Kyle Busch hits PacLife role in ammended IUL fraud claims suit

Racing superstar Kyle Busch and his legal team filed an amended complaint Tuesday with more specific claims of alleged indexed universal life sales fraud by both the agent and Pacific Life Insurance Co.
Originally filed Oct. 14 in North Carolina state court, the lawsuit was moved to federal court in November.
According to the filing, the defendants used misleading illustrations, undisclosed costs, and false promises of guaranteed multipliers and controllable charges to induce Kyle and his wife Samantha to pay more than $10.4 million in premiums, resulting in net out-of-pocket losses exceeding $8.58 million.
The amended complaint digs deeper into the alleged culpability of PacLife, explained Robert G. Rikard, attorney for the Busches.
Extensive allegations
The amended complaint adds extensive allegations regarding the policy design choices used in the replacement, particularly the use of 100% base coverage with no renewable term and an increasing death benefit.
The filing alleges that these design decisions materially increased target premium, early policy charges, and compensation, while offering no corresponding accumulation or survivability benefit to the policyholder.
“What is new in the amended complaint is the level of Pacific Life’s direct involvement,” Rikard told InsuranceNewsNet. “This is no longer an agent-only case. We allege that Pacific Life distribution personnel actively assisted in structuring the replacement using compensation-intensive design choices the company already knows drive Target Premium and first-year commissions, specifically the use of 100% Base Coverage and an Increasing Death Benefit.
“Those choices are not accidental; they are compensation mechanics built into Pacific Life’s grid.”
It also details agent and defendant Rodney Smith’s use of internal 1035 exchanges that allegedly reset commissions and fees while presenting the transaction as a policy improvement.
A spokesman for PacLife declined comment on the amended complaint, but shared the insurer’s previous statement, which reads, in part:
“We stand by all our life insurance products, including Indexed Universal Life (IUL). An IUL policy provides valuable life insurance protection, helping ensure that families and other beneficiaries receive financial protection in the event of an unexpected or premature death of a loved one. IUL also offers the opportunity to build cash value over time, which may be accessed for a variety of purposes, including supplementing retirement income.”
‘A financial trap’
The complaint accuses PacLife and its appointed agent, Rodney Smith, of designing and promoting a series of complex IUL policies as “tax-free retirement plans” that were misrepresented as safe, self-funding investment vehicles.

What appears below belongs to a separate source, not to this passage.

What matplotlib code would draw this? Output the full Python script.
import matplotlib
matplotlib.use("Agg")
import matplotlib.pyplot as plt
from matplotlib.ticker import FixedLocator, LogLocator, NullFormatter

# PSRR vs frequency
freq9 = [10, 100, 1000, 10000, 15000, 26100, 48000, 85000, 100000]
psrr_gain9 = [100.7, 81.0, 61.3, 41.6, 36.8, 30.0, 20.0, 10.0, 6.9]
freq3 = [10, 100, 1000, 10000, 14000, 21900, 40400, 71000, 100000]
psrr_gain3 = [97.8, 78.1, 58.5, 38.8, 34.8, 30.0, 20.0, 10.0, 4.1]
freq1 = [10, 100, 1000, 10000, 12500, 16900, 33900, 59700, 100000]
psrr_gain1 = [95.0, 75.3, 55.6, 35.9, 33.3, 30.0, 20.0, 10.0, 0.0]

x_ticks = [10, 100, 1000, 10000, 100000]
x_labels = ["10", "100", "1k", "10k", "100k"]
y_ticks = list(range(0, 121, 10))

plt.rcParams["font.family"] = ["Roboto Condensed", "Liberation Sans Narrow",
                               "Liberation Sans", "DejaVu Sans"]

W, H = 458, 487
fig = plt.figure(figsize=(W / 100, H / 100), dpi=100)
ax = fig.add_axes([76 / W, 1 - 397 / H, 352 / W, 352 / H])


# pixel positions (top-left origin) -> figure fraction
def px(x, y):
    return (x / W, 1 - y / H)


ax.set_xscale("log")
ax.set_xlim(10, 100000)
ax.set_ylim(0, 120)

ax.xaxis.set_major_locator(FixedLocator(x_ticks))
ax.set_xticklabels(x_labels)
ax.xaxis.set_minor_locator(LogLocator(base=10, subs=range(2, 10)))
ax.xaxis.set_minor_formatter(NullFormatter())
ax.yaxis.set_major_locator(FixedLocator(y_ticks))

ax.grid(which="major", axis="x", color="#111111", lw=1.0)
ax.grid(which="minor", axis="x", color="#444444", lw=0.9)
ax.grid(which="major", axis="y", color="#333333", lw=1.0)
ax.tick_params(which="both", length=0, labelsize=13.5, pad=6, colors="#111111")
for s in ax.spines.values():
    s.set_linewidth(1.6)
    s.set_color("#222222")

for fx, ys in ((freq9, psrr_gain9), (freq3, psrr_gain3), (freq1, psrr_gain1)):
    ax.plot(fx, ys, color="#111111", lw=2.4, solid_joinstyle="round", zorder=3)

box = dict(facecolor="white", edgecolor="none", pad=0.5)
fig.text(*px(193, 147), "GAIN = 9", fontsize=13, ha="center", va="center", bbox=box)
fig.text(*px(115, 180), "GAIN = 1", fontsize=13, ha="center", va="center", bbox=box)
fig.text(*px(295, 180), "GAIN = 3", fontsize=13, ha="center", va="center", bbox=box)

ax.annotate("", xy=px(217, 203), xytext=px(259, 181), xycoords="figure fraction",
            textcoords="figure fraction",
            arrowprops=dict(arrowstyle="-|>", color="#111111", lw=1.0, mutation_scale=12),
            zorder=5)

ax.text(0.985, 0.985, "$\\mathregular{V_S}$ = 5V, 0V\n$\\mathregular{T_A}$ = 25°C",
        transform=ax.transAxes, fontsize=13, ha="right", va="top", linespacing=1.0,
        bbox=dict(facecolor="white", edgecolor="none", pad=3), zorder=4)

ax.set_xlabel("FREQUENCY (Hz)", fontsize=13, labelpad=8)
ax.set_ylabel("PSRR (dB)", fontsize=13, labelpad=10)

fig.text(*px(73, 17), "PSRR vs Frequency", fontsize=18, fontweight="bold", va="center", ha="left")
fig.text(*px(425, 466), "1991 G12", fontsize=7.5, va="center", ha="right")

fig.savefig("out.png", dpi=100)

Kyle Busch was assured that by contributing a million dollars annually for five years, he could withdraw $800,000 per year starting at age 52, he said in a news release. Instead, Busch discovered his funds were being directed to the insurance company’s account rather than being invested in the market, preventing his investment from growing as markets rose.
“I never thought something like this could happen to us,” Kyle Busch said. “These policies were sold to us as part of a retirement plan, something safe and secure that would grow tax-free and protect our family long after racing. We trusted the people who sold them and the name Pacific Life. But the reality is far different. What was pitched as retirement income turned out to be a financial trap.”
If sold ethically, most insurance professionals say IUL is a good fit for some clients. Unfortunately, IUL sales are often accompanied by misleading sales practices, complex fee structures, and performance that often falls short of the optimistic projections presented to consumers.
Questionable use of IUL
Critics argue that IULs are often mislabeled as secure retirement “investments” when they are, in fact, complex insurance products that transfer significant risk to the policyholder.
Victims of IUL schemes often discover years later that the “guarantees” and illustrations they were shown were based on assumptions that could never be sustained, Rikard has said. By then, escalating policy costs and vanishing cash values have erased years of savings.
In addition, the amended complaint alleges that Smith engaged in questionable “churning” with existing clients, replacing IUL policies with new ones from the same carrier.
These exchanges were allegedly structured to “restart compensation and internal production credit,” Rikard explained on his RP Legal website, even where the original policy had already generated “substantial commissions and bonuses within the carrier’s distribution system.”
Based on information uncovered in the Busch litigation, Rikard and RP Legal say they are investigating whether Smith engaged in similar 1035 exchange practices with other customers nationwide, “particularly where replacement policies were sold as upgrades or fixes without clear disclosure of the economic impact.”
“This case should concern anyone in the industry,” Rikard said. “What we are alleging here is not an isolated internal replacement. We are actively investigating a growing number of cases across the country involving similar 1035 exchanges that appear to reset compensation under the guise of policy improvement. We are also deeply troubled by how often we are seeing policies designed with 100% base coverage and no renewable term.”